Suddenly we seem to have transcended from a time where an independent judiciary was making great strides towards holding the mighty accountable and contributing to a more democratic society to a time when the Supreme Court’s decision is questioned, rejected, even ridiculed. How does it reflect on the apex court, after all, that the former PM and former PML-N head continues to chair the party’s meetings and have the final say in all important matters despite the disqualification? Did anybody notice how many iqama holders litter the new cabinet? And what about those social media jabs implying that the judiciary was remote controlled? And, even worse, what comes after direct accusations like the ones leveled by Asma Jahangir in her meet-the-press?

Now there is very little order and much chaos. The political mudslinging, pretty ugly in the best of times, is getting even worse. Some, it seems, would like the disqualification precedent to become our political equivalent of the dreaded guillotine of the French revolution. Sadly, very little of the politics, at least till the election, will now be about Pakistan and democracy and much of it will revolve around personal vilification and denunciation of the other.

The first order or business should be restoring order.
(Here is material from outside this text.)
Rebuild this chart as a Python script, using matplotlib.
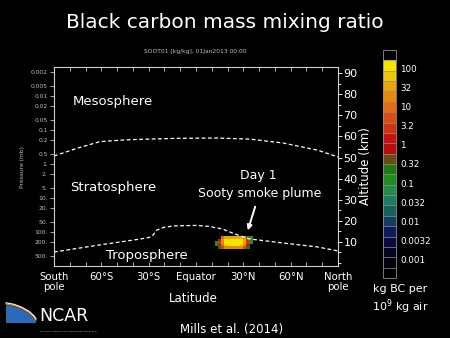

But who exactly is going to do that? The government, stung by the disqualification, is throwing everything at the wall hoping something will stick. The Court, so far, continues to watch from the side as the N League pretty much rejects its verdict. Anybody else influencing, or trying to influence, the situation would of course be undemocratic and unacceptable. But how well are the pillars of democracy themselves functioning? And, more importantly, how are they serving the interests of the people and the nation? Once more institutions and politicians are at each other’s throat, and once again they have only themselves to blame.